Exercise instructions » Using the entries shown below, output the line containing "Emit a Python", the line containing "plt.rcParams['mathtext.fontset'] = 'dejavusans'", and every line between them, exactly. Pictures are omitted.
━━━━━━━━━━━━━━━━━━━━━━━━━━━━━━
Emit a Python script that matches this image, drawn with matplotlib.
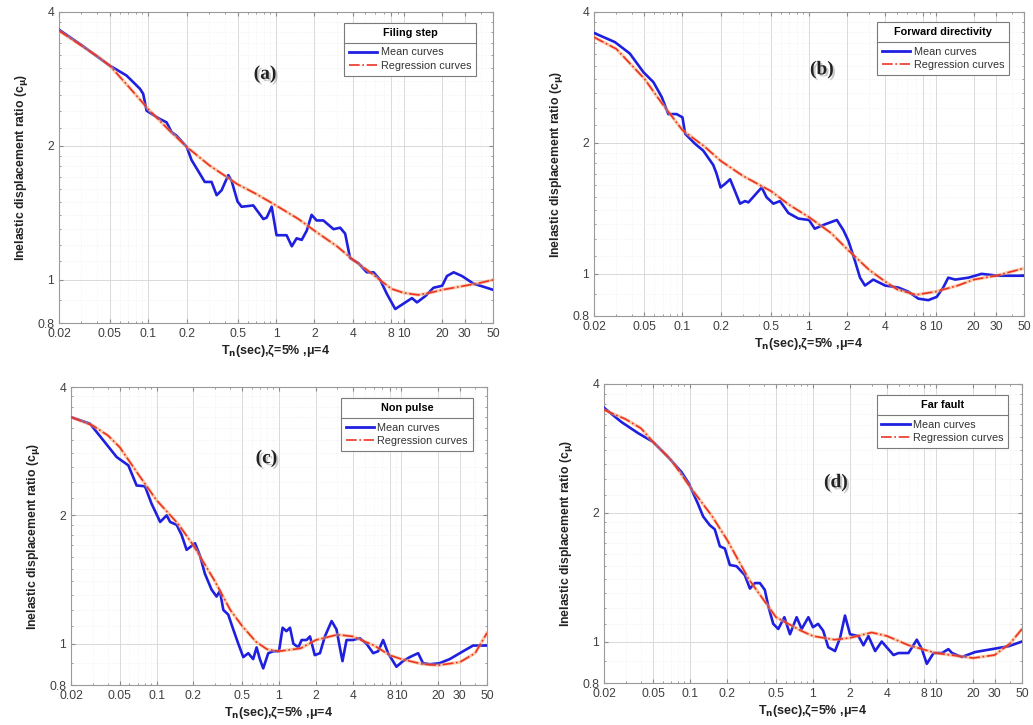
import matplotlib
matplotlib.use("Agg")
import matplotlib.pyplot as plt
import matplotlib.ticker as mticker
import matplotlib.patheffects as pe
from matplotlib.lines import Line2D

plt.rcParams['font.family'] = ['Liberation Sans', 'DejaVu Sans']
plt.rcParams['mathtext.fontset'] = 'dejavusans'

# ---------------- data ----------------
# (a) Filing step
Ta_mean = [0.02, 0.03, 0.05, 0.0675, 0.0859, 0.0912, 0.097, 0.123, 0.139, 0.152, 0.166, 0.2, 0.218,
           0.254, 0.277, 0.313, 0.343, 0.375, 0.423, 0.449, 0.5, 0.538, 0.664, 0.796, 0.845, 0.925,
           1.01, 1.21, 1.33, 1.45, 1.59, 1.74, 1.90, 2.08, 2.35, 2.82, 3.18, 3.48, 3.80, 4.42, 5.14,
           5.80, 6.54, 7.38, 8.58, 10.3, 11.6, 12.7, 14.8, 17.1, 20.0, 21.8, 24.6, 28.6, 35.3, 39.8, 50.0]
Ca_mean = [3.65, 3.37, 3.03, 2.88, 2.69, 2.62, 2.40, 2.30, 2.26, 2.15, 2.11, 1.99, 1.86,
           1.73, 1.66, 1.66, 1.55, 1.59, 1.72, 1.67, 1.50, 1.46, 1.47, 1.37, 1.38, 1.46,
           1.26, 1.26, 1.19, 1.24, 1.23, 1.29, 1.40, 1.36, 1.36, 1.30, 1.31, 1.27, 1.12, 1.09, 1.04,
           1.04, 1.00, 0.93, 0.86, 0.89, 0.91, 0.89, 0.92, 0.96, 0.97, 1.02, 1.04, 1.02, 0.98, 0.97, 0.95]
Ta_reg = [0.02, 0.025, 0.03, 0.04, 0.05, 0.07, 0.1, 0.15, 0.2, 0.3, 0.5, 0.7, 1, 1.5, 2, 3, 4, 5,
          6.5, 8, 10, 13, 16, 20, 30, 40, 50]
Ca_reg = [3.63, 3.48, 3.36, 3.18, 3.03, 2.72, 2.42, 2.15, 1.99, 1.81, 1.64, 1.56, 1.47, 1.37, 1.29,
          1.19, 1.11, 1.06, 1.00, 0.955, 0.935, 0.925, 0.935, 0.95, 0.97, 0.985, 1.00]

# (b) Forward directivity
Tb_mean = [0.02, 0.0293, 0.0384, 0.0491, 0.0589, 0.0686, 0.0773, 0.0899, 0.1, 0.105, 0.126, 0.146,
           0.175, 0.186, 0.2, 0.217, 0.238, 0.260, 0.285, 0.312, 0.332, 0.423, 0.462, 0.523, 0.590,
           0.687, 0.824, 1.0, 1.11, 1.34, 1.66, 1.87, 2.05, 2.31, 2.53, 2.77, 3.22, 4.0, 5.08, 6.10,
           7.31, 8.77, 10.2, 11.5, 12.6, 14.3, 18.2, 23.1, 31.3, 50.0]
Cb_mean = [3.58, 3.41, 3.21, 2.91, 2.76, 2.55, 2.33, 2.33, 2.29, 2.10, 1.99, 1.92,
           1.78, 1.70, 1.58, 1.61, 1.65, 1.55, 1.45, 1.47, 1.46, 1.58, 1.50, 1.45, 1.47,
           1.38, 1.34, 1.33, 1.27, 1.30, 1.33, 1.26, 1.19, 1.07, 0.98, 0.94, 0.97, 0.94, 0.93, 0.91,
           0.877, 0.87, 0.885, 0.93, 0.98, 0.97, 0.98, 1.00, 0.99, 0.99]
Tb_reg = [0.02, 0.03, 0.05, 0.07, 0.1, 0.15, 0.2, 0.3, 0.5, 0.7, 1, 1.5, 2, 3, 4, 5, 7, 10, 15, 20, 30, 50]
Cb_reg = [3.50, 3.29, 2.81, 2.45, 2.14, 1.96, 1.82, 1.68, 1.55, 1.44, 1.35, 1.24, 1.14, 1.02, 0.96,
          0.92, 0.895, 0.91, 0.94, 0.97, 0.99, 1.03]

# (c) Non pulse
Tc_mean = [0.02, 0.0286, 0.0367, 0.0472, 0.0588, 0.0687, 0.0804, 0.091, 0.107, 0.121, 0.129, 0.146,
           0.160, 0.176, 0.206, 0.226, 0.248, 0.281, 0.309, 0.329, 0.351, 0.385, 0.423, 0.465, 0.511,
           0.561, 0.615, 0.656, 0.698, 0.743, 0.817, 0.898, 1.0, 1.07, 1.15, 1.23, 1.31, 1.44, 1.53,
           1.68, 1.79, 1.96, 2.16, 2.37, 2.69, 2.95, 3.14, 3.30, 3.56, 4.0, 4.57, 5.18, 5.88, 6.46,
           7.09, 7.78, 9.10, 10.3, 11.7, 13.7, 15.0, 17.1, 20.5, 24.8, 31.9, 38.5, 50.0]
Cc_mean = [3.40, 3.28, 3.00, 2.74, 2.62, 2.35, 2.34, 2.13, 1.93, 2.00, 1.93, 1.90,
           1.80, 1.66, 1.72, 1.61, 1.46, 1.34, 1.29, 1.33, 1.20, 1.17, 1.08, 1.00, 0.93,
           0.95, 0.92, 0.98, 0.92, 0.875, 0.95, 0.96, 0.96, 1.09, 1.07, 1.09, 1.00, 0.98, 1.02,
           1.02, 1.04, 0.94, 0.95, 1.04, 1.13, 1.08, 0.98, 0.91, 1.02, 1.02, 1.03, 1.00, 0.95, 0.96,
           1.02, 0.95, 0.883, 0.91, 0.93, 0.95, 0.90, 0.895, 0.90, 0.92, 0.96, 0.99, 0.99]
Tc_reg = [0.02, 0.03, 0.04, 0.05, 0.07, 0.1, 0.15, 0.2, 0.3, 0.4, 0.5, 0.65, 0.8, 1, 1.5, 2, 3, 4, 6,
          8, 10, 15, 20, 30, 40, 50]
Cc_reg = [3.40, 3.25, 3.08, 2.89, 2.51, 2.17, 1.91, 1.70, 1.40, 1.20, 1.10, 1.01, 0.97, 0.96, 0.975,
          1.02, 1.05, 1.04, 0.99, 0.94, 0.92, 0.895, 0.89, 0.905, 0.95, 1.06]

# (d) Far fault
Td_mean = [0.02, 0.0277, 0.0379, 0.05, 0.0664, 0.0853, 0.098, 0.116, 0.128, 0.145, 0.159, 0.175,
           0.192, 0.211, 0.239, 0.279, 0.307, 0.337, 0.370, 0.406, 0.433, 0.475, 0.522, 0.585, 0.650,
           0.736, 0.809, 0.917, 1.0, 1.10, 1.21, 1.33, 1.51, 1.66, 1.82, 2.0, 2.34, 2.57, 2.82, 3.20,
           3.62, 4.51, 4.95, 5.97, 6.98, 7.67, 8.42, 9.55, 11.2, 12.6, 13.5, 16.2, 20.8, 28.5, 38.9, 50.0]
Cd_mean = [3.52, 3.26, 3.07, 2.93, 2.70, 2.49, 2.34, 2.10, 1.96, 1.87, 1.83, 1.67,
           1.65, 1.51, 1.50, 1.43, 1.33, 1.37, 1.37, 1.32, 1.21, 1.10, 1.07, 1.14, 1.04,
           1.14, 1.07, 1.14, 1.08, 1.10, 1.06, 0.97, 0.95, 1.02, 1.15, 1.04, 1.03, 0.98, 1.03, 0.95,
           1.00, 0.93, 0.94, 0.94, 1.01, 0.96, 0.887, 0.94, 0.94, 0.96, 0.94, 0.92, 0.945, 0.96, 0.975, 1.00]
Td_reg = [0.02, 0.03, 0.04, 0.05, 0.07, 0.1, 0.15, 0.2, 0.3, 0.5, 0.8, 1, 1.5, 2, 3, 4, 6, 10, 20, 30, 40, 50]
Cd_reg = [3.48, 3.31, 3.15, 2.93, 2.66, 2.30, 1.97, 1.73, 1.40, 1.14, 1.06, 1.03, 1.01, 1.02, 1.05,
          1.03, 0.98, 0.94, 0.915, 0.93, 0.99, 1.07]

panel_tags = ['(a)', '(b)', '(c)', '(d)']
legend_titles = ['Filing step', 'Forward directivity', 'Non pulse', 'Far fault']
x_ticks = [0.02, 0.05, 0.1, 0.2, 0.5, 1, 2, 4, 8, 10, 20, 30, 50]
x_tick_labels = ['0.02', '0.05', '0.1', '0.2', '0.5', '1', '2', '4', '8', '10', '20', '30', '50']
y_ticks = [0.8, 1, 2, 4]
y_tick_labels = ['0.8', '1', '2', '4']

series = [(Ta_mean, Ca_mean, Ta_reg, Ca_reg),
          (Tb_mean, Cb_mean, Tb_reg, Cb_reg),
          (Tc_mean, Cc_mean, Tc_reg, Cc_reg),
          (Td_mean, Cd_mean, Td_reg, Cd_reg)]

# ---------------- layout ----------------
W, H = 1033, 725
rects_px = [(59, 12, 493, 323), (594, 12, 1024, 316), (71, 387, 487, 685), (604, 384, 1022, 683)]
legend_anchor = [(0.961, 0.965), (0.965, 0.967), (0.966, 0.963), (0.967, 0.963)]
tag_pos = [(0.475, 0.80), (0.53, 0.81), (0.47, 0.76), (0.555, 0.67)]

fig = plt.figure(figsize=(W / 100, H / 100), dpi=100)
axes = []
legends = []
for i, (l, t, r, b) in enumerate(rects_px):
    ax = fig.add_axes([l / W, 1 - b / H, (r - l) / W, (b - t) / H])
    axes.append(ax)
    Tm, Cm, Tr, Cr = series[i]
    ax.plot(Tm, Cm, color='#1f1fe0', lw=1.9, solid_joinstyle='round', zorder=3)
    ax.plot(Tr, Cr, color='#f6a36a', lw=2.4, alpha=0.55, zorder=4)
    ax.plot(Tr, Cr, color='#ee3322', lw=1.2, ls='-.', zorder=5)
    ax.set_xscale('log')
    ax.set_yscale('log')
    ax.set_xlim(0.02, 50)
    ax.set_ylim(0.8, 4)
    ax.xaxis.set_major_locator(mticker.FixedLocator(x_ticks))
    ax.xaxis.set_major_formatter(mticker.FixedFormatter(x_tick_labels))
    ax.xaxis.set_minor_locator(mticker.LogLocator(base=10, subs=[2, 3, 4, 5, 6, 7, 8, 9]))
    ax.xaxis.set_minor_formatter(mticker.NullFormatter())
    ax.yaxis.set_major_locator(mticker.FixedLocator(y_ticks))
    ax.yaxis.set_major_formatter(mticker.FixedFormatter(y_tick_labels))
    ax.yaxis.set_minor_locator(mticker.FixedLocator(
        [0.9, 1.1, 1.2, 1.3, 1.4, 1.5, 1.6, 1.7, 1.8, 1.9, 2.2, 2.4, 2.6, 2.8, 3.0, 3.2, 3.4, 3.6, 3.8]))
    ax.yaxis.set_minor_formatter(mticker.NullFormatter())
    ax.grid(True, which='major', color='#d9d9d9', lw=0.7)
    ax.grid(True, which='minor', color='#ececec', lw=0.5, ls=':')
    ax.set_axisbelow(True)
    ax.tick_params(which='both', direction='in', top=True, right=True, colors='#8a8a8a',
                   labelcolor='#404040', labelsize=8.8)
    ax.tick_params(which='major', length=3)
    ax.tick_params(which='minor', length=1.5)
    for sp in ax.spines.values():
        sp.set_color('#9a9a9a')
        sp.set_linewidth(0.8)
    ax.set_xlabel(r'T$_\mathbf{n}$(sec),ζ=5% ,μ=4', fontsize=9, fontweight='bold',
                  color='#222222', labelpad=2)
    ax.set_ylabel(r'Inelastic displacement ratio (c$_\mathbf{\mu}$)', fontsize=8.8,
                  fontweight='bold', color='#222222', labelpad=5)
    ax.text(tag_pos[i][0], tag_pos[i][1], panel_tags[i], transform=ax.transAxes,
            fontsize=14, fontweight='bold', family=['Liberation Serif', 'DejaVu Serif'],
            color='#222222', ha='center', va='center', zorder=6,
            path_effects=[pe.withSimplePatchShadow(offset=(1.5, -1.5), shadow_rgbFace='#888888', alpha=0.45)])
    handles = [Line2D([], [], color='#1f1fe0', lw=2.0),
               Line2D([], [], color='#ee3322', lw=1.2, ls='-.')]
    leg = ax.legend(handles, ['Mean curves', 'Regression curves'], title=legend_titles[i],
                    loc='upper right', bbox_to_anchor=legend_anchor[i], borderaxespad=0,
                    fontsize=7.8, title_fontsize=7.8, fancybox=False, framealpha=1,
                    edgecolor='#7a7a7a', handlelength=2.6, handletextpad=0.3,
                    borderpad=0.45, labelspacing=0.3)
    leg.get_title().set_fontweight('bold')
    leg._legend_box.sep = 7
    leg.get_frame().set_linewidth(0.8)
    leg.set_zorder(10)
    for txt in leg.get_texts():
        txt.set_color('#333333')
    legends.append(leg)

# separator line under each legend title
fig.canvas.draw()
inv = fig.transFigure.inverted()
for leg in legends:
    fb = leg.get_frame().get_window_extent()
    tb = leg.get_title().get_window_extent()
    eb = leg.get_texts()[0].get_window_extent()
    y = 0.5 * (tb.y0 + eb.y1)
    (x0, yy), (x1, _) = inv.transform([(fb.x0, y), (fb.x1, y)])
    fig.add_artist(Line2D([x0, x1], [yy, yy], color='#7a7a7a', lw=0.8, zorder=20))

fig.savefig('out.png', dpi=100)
━━━━━━━━━━━━━━━━━━━━━━━━━━━━━━
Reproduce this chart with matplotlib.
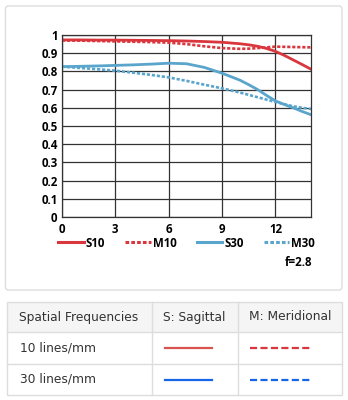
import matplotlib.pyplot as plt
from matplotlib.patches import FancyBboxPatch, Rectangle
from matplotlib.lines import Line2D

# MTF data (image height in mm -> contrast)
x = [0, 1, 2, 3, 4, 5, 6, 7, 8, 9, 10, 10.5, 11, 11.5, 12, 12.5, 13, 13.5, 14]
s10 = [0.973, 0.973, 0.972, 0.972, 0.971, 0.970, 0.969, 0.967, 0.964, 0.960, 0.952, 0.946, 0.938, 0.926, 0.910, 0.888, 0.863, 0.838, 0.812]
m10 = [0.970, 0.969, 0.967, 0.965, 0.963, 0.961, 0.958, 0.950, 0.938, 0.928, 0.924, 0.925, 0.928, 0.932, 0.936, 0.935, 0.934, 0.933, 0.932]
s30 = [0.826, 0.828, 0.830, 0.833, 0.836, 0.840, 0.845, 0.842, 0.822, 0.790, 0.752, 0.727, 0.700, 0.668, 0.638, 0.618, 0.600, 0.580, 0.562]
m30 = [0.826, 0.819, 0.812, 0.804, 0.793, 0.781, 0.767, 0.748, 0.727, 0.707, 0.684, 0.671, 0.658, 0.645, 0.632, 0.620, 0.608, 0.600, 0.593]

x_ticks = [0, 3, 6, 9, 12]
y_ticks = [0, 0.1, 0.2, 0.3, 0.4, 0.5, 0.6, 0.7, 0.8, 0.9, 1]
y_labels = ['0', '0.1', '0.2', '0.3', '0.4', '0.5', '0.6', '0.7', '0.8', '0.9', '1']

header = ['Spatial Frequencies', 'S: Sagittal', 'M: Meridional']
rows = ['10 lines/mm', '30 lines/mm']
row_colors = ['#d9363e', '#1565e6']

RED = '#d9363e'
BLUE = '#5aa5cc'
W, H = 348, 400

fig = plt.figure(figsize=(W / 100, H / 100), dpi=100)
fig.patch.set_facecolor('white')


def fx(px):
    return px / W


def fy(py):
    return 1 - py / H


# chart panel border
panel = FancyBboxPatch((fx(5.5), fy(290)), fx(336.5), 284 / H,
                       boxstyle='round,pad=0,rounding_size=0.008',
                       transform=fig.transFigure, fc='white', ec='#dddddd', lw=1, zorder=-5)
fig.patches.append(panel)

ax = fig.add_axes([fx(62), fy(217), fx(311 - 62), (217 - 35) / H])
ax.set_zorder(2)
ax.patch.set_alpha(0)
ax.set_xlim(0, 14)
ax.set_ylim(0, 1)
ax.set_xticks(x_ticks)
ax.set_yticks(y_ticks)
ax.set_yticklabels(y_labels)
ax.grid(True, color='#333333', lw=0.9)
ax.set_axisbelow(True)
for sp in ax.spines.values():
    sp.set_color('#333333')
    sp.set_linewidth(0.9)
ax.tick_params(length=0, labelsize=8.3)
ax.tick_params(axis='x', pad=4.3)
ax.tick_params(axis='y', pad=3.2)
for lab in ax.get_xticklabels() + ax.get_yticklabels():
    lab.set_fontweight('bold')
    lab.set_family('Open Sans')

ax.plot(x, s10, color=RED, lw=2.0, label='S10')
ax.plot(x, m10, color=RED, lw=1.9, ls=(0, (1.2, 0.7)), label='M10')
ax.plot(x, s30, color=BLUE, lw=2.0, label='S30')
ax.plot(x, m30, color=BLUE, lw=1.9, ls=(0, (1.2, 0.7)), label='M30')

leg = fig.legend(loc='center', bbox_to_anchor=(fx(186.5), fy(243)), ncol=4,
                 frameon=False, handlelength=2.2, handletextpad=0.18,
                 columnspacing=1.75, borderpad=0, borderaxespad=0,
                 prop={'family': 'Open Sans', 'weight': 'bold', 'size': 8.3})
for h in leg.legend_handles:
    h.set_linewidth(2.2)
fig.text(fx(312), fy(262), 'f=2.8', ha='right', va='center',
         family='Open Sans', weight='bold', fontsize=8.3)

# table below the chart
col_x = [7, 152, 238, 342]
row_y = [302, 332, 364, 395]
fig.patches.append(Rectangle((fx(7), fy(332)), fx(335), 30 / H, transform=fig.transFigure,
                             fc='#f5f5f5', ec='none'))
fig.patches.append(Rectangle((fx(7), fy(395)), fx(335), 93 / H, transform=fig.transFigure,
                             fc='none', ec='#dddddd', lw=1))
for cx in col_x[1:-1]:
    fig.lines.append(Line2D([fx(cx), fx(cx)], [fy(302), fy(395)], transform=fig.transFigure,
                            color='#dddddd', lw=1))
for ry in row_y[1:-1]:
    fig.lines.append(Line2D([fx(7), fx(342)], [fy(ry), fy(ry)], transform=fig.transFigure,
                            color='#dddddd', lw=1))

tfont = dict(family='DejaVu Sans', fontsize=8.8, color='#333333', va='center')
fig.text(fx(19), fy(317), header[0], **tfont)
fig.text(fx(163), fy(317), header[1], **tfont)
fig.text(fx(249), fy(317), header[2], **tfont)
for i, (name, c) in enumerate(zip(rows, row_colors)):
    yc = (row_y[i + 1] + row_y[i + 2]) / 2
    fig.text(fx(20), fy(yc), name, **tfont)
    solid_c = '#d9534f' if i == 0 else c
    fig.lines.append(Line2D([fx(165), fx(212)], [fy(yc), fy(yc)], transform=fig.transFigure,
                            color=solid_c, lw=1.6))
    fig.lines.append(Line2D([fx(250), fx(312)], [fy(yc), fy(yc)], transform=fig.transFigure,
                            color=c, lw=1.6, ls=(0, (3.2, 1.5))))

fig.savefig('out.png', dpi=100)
━━━━━━━━━━━━━━━━━━━━━━━━━━━━━━
Result »
Emit a Python script that matches this image, drawn with matplotlib.
import matplotlib
matplotlib.use("Agg")
import matplotlib.pyplot as plt
import matplotlib.ticker as mticker
import matplotlib.patheffects as pe
from matplotlib.lines import Line2D

plt.rcParams['font.family'] = ['Liberation Sans', 'DejaVu Sans']
plt.rcParams['mathtext.fontset'] = 'dejavusans'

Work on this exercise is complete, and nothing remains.